__PROVIDED MATERIAL__
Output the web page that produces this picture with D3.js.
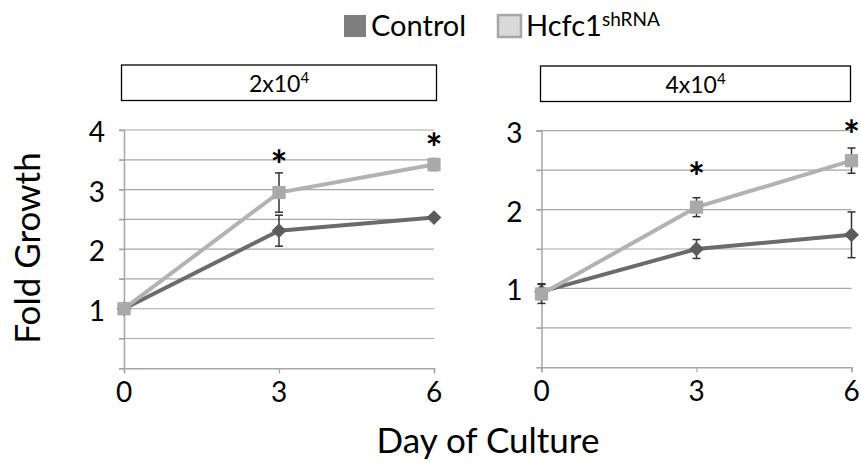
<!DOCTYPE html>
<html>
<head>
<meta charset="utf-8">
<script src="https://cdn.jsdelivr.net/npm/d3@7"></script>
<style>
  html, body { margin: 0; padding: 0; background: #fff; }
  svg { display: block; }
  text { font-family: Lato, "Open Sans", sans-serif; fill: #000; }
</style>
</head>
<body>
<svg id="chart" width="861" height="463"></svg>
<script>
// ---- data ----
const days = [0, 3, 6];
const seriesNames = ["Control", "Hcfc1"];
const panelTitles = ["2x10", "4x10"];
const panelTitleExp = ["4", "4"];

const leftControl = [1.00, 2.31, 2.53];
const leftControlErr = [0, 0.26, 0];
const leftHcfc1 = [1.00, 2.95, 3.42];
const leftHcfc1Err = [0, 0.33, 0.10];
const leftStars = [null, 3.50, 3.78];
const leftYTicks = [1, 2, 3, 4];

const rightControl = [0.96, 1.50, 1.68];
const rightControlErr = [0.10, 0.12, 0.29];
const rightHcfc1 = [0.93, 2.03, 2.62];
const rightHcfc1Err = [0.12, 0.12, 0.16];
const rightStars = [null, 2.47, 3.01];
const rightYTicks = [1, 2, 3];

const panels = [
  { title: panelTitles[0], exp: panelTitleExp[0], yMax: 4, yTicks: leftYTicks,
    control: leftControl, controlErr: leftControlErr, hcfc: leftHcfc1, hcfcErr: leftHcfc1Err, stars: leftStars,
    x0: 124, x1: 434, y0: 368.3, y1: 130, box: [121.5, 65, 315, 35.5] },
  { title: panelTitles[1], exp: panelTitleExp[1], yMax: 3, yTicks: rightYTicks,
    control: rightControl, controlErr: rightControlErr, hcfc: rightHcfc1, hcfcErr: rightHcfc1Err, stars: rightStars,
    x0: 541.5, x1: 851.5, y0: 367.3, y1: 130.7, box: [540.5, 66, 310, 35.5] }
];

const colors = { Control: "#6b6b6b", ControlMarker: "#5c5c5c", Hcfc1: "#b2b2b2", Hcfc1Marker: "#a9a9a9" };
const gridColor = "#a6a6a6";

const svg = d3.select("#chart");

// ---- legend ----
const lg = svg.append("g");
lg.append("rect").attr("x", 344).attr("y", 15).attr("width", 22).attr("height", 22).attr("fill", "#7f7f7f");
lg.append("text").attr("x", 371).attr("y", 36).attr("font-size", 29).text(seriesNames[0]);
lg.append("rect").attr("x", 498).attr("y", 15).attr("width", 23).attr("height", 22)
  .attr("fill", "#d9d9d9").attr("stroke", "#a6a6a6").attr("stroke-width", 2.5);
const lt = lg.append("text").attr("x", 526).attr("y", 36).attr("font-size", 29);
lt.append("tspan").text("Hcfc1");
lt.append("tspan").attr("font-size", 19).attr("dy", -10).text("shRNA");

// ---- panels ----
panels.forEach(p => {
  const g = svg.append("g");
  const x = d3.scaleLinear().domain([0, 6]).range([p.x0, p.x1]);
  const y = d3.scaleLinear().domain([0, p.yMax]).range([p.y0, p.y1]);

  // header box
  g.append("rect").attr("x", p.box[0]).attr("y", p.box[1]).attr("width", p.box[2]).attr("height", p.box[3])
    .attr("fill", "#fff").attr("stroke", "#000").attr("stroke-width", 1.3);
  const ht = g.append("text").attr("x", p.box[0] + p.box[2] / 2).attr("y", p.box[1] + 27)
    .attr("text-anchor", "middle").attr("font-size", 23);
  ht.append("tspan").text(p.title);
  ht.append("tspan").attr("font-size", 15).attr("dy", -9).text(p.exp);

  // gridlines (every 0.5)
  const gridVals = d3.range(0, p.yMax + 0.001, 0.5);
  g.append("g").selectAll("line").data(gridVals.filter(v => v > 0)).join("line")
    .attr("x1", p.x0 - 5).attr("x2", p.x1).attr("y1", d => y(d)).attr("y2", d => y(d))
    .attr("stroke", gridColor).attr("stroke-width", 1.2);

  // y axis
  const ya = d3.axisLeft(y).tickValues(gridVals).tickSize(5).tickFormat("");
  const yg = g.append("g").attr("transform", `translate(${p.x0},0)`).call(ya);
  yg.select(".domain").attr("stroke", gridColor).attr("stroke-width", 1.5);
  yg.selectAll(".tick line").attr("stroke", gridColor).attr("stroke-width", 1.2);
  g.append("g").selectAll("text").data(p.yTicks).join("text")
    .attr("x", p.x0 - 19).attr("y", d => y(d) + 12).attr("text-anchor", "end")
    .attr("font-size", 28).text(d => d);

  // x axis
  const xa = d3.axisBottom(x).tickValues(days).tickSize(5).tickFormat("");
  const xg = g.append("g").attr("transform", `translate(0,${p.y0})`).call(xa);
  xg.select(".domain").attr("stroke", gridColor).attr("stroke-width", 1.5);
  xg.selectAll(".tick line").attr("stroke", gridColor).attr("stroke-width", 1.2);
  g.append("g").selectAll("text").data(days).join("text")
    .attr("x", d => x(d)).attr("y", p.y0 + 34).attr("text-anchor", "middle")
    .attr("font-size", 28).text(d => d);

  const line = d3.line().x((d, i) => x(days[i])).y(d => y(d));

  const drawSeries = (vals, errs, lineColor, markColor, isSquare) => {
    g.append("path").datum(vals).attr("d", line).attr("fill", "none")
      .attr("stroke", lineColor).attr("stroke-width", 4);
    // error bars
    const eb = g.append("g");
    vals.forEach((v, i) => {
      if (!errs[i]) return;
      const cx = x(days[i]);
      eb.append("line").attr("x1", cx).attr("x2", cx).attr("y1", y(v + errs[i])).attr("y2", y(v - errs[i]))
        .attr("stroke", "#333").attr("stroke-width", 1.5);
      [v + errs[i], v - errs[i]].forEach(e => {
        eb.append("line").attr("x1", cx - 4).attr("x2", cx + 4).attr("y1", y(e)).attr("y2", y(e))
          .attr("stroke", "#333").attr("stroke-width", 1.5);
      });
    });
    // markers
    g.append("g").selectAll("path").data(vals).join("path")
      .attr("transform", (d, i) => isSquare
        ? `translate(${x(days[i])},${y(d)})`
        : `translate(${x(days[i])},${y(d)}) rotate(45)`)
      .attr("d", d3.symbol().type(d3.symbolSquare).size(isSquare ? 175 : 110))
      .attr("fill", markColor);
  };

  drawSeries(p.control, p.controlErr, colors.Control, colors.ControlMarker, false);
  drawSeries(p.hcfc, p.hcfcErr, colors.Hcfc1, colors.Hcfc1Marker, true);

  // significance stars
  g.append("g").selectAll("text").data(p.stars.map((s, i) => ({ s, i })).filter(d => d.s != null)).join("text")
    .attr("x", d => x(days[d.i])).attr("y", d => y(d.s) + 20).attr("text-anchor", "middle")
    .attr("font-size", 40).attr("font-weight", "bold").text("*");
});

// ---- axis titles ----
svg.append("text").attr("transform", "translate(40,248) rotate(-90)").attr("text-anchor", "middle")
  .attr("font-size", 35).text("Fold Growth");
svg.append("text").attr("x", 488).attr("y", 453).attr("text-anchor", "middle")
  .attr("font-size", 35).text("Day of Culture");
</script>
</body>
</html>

__CHALLENGE__
Copy nothing but the lines from the top of the data down to the line containing "const rightYTicks = [1, 2, 3];", and leave the pictures out.

__ANSWER__
Output the web page that produces this picture with D3.js.
<!DOCTYPE html>
<html>
<head>
<meta charset="utf-8">
<script src="https://cdn.jsdelivr.net/npm/d3@7"></script>
<style>
  html, body { margin: 0; padding: 0; background: #fff; }
  svg { display: block; }
  text { font-family: Lato, "Open Sans", sans-serif; fill: #000; }
</style>
</head>
<body>
<svg id="chart" width="861" height="463"></svg>
<script>
// ---- data ----
const days = [0, 3, 6];
const seriesNames = ["Control", "Hcfc1"];
const panelTitles = ["2x10", "4x10"];
const panelTitleExp = ["4", "4"];

const leftControl = [1.00, 2.31, 2.53];
const leftControlErr = [0, 0.26, 0];
const leftHcfc1 = [1.00, 2.95, 3.42];
const leftHcfc1Err = [0, 0.33, 0.10];
const leftStars = [null, 3.50, 3.78];
const leftYTicks = [1, 2, 3, 4];

const rightControl = [0.96, 1.50, 1.68];
const rightControlErr = [0.10, 0.12, 0.29];
const rightHcfc1 = [0.93, 2.03, 2.62];
const rightHcfc1Err = [0.12, 0.12, 0.16];
const rightStars = [null, 2.47, 3.01];
const rightYTicks = [1, 2, 3];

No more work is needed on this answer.